Given the tremendous need for the oil crisis and the economic crisis, energy storage and conversion has been designated a national/international priority for research and development. In order to more effectively utilize clean energy, such as solar energy, wind energy, and geothermal energy, it is necessary to develop large-scale energy storage. As energy storage application scenarios continue to expand, batteries will inevitably face more extreme working environments, such as extreme cold, extreme heat, vacuum, and radiation.

Ya You is committed to developing key materials and technologies for new energy storage batteries that work under extreme conditions.
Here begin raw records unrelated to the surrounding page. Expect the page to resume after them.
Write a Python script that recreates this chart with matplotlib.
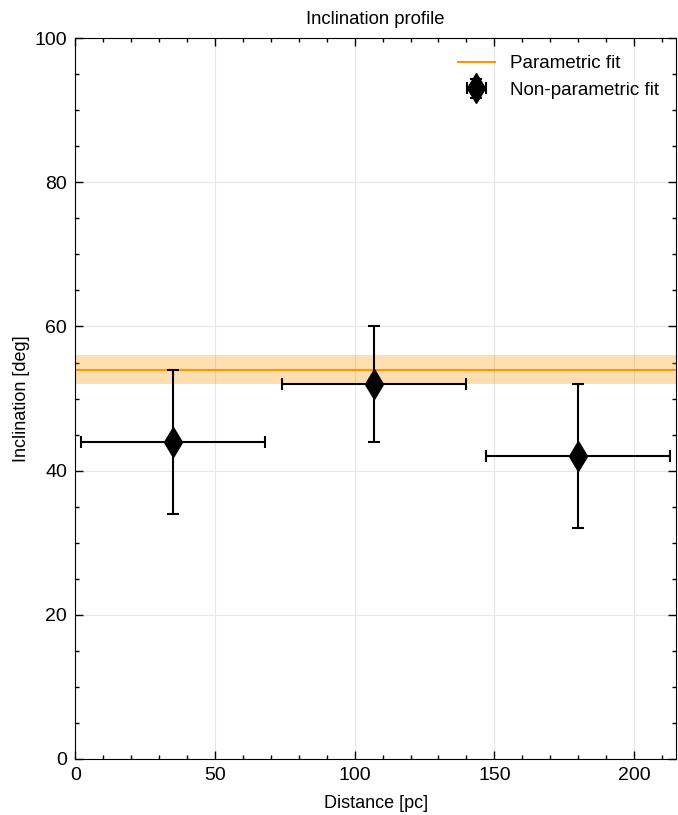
import numpy as np
import matplotlib.pyplot as plt

plt.rcParams['font.family'] = ['Liberation Sans', 'DejaVu Sans']

# binned (non-parametric) inclination estimates
distance = [35, 107, 180]
distance_err = [33, 33, 33]
incl = [44, 52, 42]
incl_err_lo = [10, 8, 10]
incl_err_hi = [10, 8, 10]

# parametric fit: constant inclination with 1-sigma band
fit_incl = 54
fit_lo = 52
fit_hi = 56
x_range = [0, 215]

fig, ax = plt.subplots(figsize=(6.78, 8.15), dpi=100)
fig.subplots_adjust(left=0.111, right=0.997, top=0.953, bottom=0.069)

ax.fill_between(x_range, fit_lo, fit_hi, color='#FF9500', alpha=0.3, lw=0)
ax.plot(x_range, [fit_incl, fit_incl], color='#FF9500', lw=1.5, label='Parametric fit')
ax.errorbar(distance, incl, xerr=distance_err, yerr=[incl_err_lo, incl_err_hi],
            fmt='d', color='k', ms=15, capsize=4, elinewidth=1.5, capthick=1.5,
            label='Non-parametric fit')

ax.set_xlim(x_range)
ax.set_ylim(0, 100)
ax.set_xticks([0, 50, 100, 150, 200])
ax.set_xticks(np.arange(0, 215, 10), minor=True)
ax.set_yticks([0, 20, 40, 60, 80, 100])
ax.set_yticks(np.arange(0, 101, 5), minor=True)
ax.tick_params(which='both', direction='in', top=True, right=True, labelsize=14, pad=6)
ax.tick_params(which='major', length=6, width=1)
ax.tick_params(which='minor', length=3, width=1)
ax.grid(True, which='major', color='#e6e6e6', lw=0.8)
ax.set_axisbelow(True)

ax.set_xlabel('Distance [pc]', fontsize=13, labelpad=8)
ax.set_ylabel('Inclination [deg]', fontsize=13, labelpad=3)
ax.set_title('Inclination profile', fontsize=13.3, pad=10)
ax.legend(loc='upper right', frameon=False, fontsize=13.5)

fig.savefig('out.png')
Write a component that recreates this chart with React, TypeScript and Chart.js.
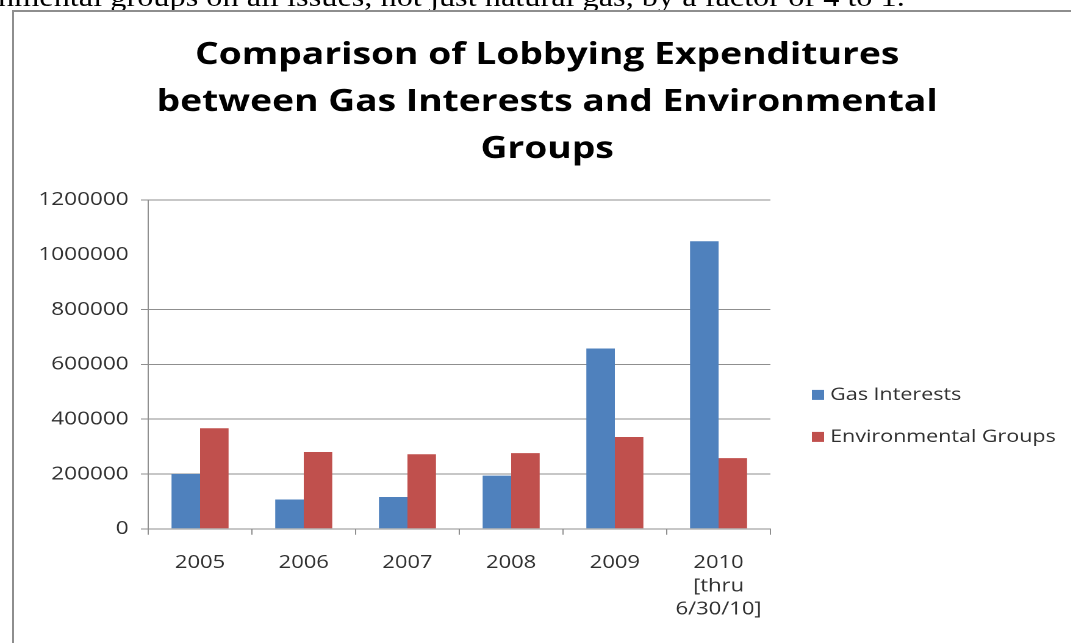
import React, { useEffect, useRef } from 'react';
import { Chart, registerables } from 'chart.js';

Chart.register(...registerables);

// ---- data ----
const categories: (string | string[])[] = ['2005', '2006', '2007', '2008', '2009', ['2010', '[thru', '6/30/10]']];
const gasInterests = [200000, 107000, 116000, 194000, 658000, 1049000];
const environmentalGroups = [367000, 280000, 272000, 276000, 335000, 258000];
const yTickValues = [0, 200000, 400000, 600000, 800000, 1000000, 1200000];
const hiddenGridValues = [1000000];
const seriesLabels = ['Gas Interests', 'Environmental Groups'];
const seriesColors = ['#4F81BD', '#C0504D'];
const titleLines = ['Comparison of Lobbying Expenditures', 'between Gas Interests and Environmental', 'Groups'];
const introText = 'nmental groups on all issues, not just natural gas, by a factor of 4 to 1.';

// ---- layout (the reference screenshot is horizontally stretched) ----
const SX = 1.22;
const LW = 874;
const LH = 640;
const GRID = '#8f8f8f';
const TEXT = '#303030';
const FONT = '"Open Sans", sans-serif';
const gridColors = yTickValues.map((v) => (hiddenGridValues.includes(v) ? 'rgba(255,255,255,0)' : GRID));
const gridWidths = yTickValues.map((v) => (hiddenGridValues.includes(v) ? 0 : 1));

const sideLegend = {
  id: 'sideLegend',
  afterDraw(chart: any) {
    const { ctx, chartArea } = chart;
    ctx.save();
    ctx.font = `17.6px ${FONT}`;
    ctx.textBaseline = 'middle';
    ctx.textAlign = 'left';
    chart.data.datasets.forEach((ds: any, i: number) => {
      const y = chartArea.top + 195 + i * 42;
      const x = chartArea.right + 34;
      ctx.fillStyle = ds.backgroundColor;
      ctx.fillRect(x, y - 5, 10, 10);
      ctx.fillStyle = TEXT;
      ctx.fillText(ds.label, x + 15, y);
    });
    ctx.restore();
  },
};

export default function App() {
  const canvasRef = useRef<HTMLCanvasElement | null>(null);

  useEffect(() => {
    document.documentElement.style.overflow = 'hidden';
    document.body.style.overflow = 'hidden';
    const canvas = canvasRef.current;
    if (!canvas) return;
    const chart = new Chart(canvas, {
      type: 'bar',
      data: {
        labels: categories as any,
        datasets: [
          {
            label: seriesLabels[0],
            data: gasInterests,
            backgroundColor: seriesColors[0],
            borderWidth: 0,
            categoryPercentage: 0.55,
            barPercentage: 1,
            yAxisID: 'y',
          },
          {
            label: seriesLabels[1],
            data: environmentalGroups,
            backgroundColor: seriesColors[1],
            borderWidth: 0,
            categoryPercentage: 0.55,
            barPercentage: 1,
            yAxisID: 'y',
          },
        ],
      },
      options: {
        animation: false,
        responsive: true,
        maintainAspectRatio: false,
        devicePixelRatio: 2,
        layout: { padding: { top: 0, left: 0, right: 0, bottom: 14.4 } },
        plugins: {
          legend: { display: false },
          tooltip: { enabled: false },
          title: {
            display: true,
            text: titleLines,
            color: '#000',
            font: { family: FONT, size: 30.5, weight: 'bold', lineHeight: 1.54 },
            padding: { top: 20, bottom: 27 },
          },
        },
        scales: {
          x: {
            grid: {
              offset: true,
              drawOnChartArea: false,
              drawTicks: true,
              tickLength: 6,
              color: GRID,
            },
            border: { color: GRID },
            ticks: {
              color: TEXT,
              font: { family: FONT, size: 18, lineHeight: 1.3 },
              padding: 16.3,
              maxRotation: 0,
              minRotation: 0,
              autoSkip: false,
            },
          },
          y: {
            type: 'linear',
            min: 0,
            max: 1200000,
            afterBuildTicks: (s: any) => {
              s.ticks = yTickValues.map((v) => ({ value: v }));
            },
            afterFit: (s: any) => {
              s.width = 110;
            },
            grid: {
              tickLength: 6,
              color: gridColors,
              lineWidth: gridWidths,
            },
            border: { color: GRID },
            ticks: {
              color: TEXT,
              font: { family: FONT, size: 18.5 },
              padding: 10,
              callback: (v: any) => String(v),
            },
          },
          yR: {
            type: 'linear',
            position: 'right',
            display: true,
            grid: { display: false },
            border: { display: false },
            ticks: { display: false },
            afterFit: (s: any) => {
              s.width = 254;
            },
          },
        },
      } as any,
      plugins: [sideLegend],
    });
    return () => chart.destroy();
  }, []);

  return (
    <div>
      <div
        style={{
          position: 'fixed',
          left: -2,
          top: -16,
          fontFamily: '"Liberation Serif", "Times New Roman", serif',
          fontSize: 26.5,
          lineHeight: '26px',
          whiteSpace: 'nowrap',
          color: '#000',
          transform: `scaleX(${SX})`,
          transformOrigin: '0 0',
        }}
      >
        {introText}
      </div>
      <div
        style={{
          position: 'fixed',
          left: 12,
          top: 10,
          width: 1100,
          height: 700,
          border: '2px solid #8e8e8e',
          background: '#fff',
          overflow: 'hidden',
        }}
      >
        <div
          style={{
            position: 'absolute',
            left: 0,
            top: 0,
            width: LW,
            height: LH,
            transform: `scaleX(${SX})`,
            transformOrigin: '0 0',
          }}
        >
          <canvas ref={canvasRef} />
        </div>
      </div>
    </div>
  );
}
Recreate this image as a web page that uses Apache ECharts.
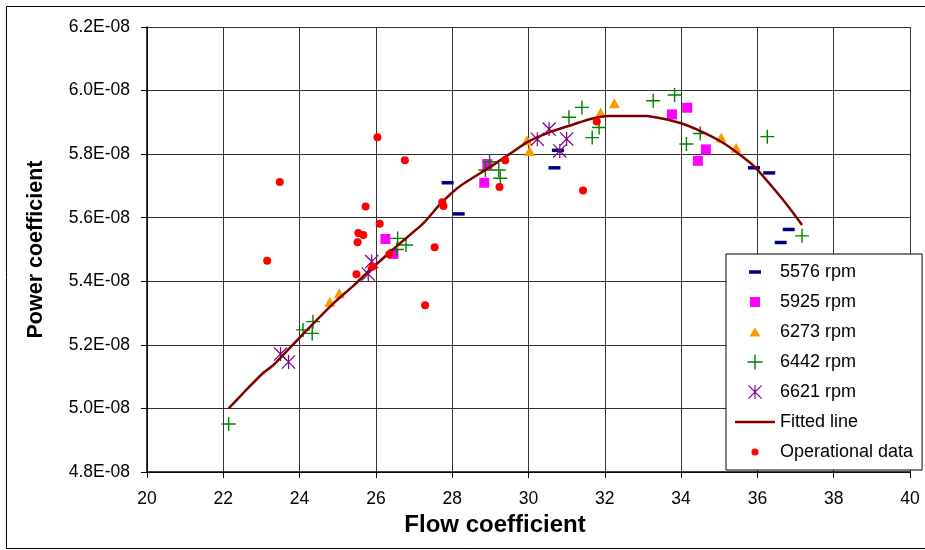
<!DOCTYPE html>
<html>
<head>
<meta charset="utf-8">
<script src="https://cdn.jsdelivr.net/npm/echarts@6/dist/echarts.min.js"></script>
<style>
html,body{margin:0;padding:0;background:#fff;}
#chart{width:925px;height:550px;}
</style>
</head>
<body>
<div id="chart"></div>
<script>
// Values of the power coefficient are in units of 1E-08
const xTicks = { min: 20, max: 40, interval: 2 };
const yTicks = { min: 4.8, max: 6.2, interval: 0.2 };

const rpm5576 = [[27.88,5.71],[28.17,5.612],[30.68,5.757],[30.77,5.812],[35.91,5.757],[36.31,5.741],[36.61,5.522],[36.82,5.563]];
const rpm5925 = [[26.25,5.533],[26.46,5.486],[28.84,5.71],[28.92,5.769],[33.76,5.925],[34.16,5.946],[34.44,5.779],[34.65,5.815]];
const rpm6273 = [[24.79,5.336],[25.04,5.362],[29.96,5.844],[30.03,5.81],[31.89,5.931],[32.25,5.96],[35.05,5.852],[35.44,5.82]];
const rpm6442 = [[22.14,4.951],[24.09,5.247],[24.35,5.273],[24.33,5.236],[26.57,5.535],[26.79,5.514],[26.55,5.50],[28.98,5.776],[28.87,5.75],[29.22,5.75],[29.26,5.724],[31.06,5.916],[31.4,5.947],[31.67,5.852],[31.85,5.884],[33.27,5.968],[33.83,5.986],[34.14,5.832],[34.5,5.865],[36.26,5.855],[37.17,5.543]];
const rpm6621 = [[23.5,5.171],[23.71,5.146],[25.80,5.423],[25.89,5.462],[30.23,5.847],[30.54,5.879],[30.82,5.81],[31.0,5.848]];
const fittedLine = [[22.14,5.0],[22.6,5.058],[23.03,5.11],[23.3,5.135],[23.74,5.19],[24.3,5.26],[24.88,5.33],[25.4,5.385],[25.84,5.435],[26.54,5.51],[27.24,5.582],[27.7,5.645],[28.21,5.70],[29.0,5.76],[29.5,5.80],[29.97,5.838],[30.58,5.87],[31.19,5.894],[31.6,5.91],[32.1,5.92],[33.1,5.92],[33.5,5.912],[34.0,5.897],[34.44,5.876],[35.05,5.839],[35.49,5.803],[35.93,5.76],[36.46,5.687],[36.81,5.635],[37.17,5.577]];
const operational = [[23.15,5.465],[23.48,5.712],[25.49,5.422],[25.52,5.523],[25.54,5.552],[25.67,5.546],[25.73,5.635],[25.91,5.446],[26.04,5.853],[26.10,5.581],[26.35,5.485],[26.76,5.781],[27.29,5.325],[27.54,5.507],[27.74,5.649],[27.77,5.637],[29.24,5.697],[29.39,5.781],[31.43,5.686],[31.79,5.903]];

const names = ['5576 rpm','5925 rpm','6273 rpm','6442 rpm','6621 rpm','Fitted line','Operational data'];
const colors = ['#000080','#FF00FF','#FF9900','#008000','#800080','#800000','#FF0000'];

const FONT = "'Liberation Sans', Arial, sans-serif";

const plusPath = 'path://M6.3,0h1.4v6.3h6.3v1.4h-6.3v6.3h-1.4v-6.3h-6.3v-1.4h6.3z';
const astPath = 'path://M6.4,0h1.2v14h-1.2z M0,0.85L0.85,0L14,13.15L13.15,14z M14,0.85L0.85,14L0,13.15L13.15,0z';

const sp = 'M0,0h0.01v0.01h-0.01z M15.99,15.99h0.01v0.01h-0.01z ';
const legendIcons = [
  'path://' + sp + 'M2,6.25h12v3.5h-12z',
  'path://' + sp + 'M3,3h10v10h-10z',
  'path://' + sp + 'M8,3.5L13.5,12.5L2.5,12.5z',
  'path://' + sp + 'M7.3,0.5h1.4v6.8h6.8v1.4h-6.8v6.8h-1.4v-6.8h-6.8v-1.4h6.8z',
  'path://' + sp + 'M7.4,1h1.2v14h-1.2z M1,1.85L1.85,1L15,14.15L14.15,15z M15,1.85L1.85,15L1,14.15L14.15,1z',
  'path://M0,0h0.01v0.01h-0.01z M39.99,15.99h0.01v0.01h-0.01z M0,6.75h40v2.5h-40z',
  'path://' + sp + 'M4.4,8a3.6,3.6 0 1,0 7.2,0a3.6,3.6 0 1,0 -7.2,0z'
];

const chart = echarts.init(document.getElementById('chart'), null, { renderer: 'canvas' });

function scatter(i, data, symbol, size) {
  return {
    name: names[i], type: 'scatter', data: data, symbol: symbol, symbolSize: size,
    itemStyle: { color: colors[i], opacity: 1 }, animation: false, z: 2 + i,
    emphasis: { disabled: true }
  };
}

chart.setOption({
  backgroundColor: '#fff',
  animation: false,
  grid: { left: 147, right: 15, top: 27, bottom: 78, containLabel: false },
  xAxis: {
    type: 'value', min: xTicks.min, max: xTicks.max, interval: xTicks.interval,
    name: 'Flow coefficient', nameLocation: 'middle', nameGap: 38,
    nameTextStyle: { fontFamily: FONT, fontSize: 24, fontWeight: 'bold', color: '#000', padding: [0, 67, 0, 0] },
    axisLine: { show: true, onZero: false, lineStyle: { color: '#000', width: 1.5 } },
    axisTick: { show: true, inside: false, length: 6, lineStyle: { color: '#000' } },
    axisLabel: { margin: 18, fontFamily: FONT, fontSize: 17.5, color: '#000' },
    splitLine: { show: true, lineStyle: { color: '#333', width: 1 } }
  },
  yAxis: {
    type: 'value', min: yTicks.min, max: yTicks.max, interval: yTicks.interval,
    name: 'Power coefficient', nameLocation: 'middle', nameGap: 100,
    nameTextStyle: { fontFamily: FONT, fontSize: 21.5, fontWeight: 'bold', color: '#000' },
    axisLine: { show: true, onZero: false, lineStyle: { color: '#000', width: 1.5 } },
    axisTick: { show: true, inside: false, length: 6, lineStyle: { color: '#000' } },
    axisLabel: { margin: 17, fontFamily: FONT, fontSize: 17.5, color: '#000',
      formatter: function (v) { return v.toFixed(1) + 'E-08'; } },
    splitLine: { show: true, lineStyle: { color: '#333', width: 1 } }
  },
  legend: {
    orient: 'vertical', left: 726, top: 254,
    padding: [9, 9, 9, 9], itemGap: 12, itemWidth: 40, itemHeight: 16,
    symbolKeepAspect: true, selectedMode: false,
    backgroundColor: '#fff', borderColor: '#000', borderWidth: 1, borderRadius: 0,
    textStyle: { fontFamily: FONT, fontSize: 18, color: '#000' },
    data: names.map(function (n, i) {
      return { name: n, icon: legendIcons[i], itemStyle: { color: colors[i], borderWidth: 0, opacity: 1 } };
    }),
    z: 20
  },
  series: [
    scatter(0, rpm5576, 'rect', [12, 3.5]),
    scatter(1, rpm5925, 'rect', 10),
    scatter(2, rpm6273, 'triangle', [11, 10]),
    scatter(3, rpm6442, plusPath, 14),
    scatter(4, rpm6621, astPath, 14),
    {
      name: names[5], type: 'line', data: fittedLine, showSymbol: false, symbol: 'none',
      smooth: 0.2, lineStyle: { color: colors[5], width: 2.5 }, itemStyle: { color: colors[5] },
      z: 8, emphasis: { disabled: true }
    },
    scatter(6, operational, 'circle', 8)
  ],
  graphic: [
    { type: 'rect', left: 4, top: 4, shape: { width: 940, height: 542 },
      style: { fill: 'none', stroke: '#000', lineWidth: 1 }, silent: true, z: 100 }
  ]
});
</script>
</body>
</html>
You discovered that Prussian White (PW) presents negligible volume change (< 1%) during cycling because of its open framework and large Na+ storage sites. Such discovery on “zero-strain” feature makes PW a promising cathode candidate for Na-ion batteries. Her work on PW cathodes is highly visible through investing a “high-quality”, “Na-rich”, and “highly crystallized” material, which greatly improved its energy density and cycling stability. She successfully expanded the operation temperature range to -25 – 70 ºC via developing an all-climate PW material and developed a prototype Na-ion battery system which is capable of working in a wide temperature range.

You also explored a temperature-adaptive electrolyte design for the very first time, wherein the solvation structure alters adaptively with temperature because of a spontaneously increase of entropy. She successfully extended the use of cyclic ether solvents with much improved low-temperature performance in battery. With an elegant electrolyte recipe, she was able to enable a highly stable and safe 4.6 V LiCoO2 cathode, the dominating material in consumer electronics, which provides a novel insight into the rational design of high-voltage and safe battery systems by adopting the flame-retardant electrolyte. One of her “temperature-adaptive” electrolyte recipe successfully inhibits the thermal runaway process of high-energy Li-metal battery, enabling an intrinsically safe battery.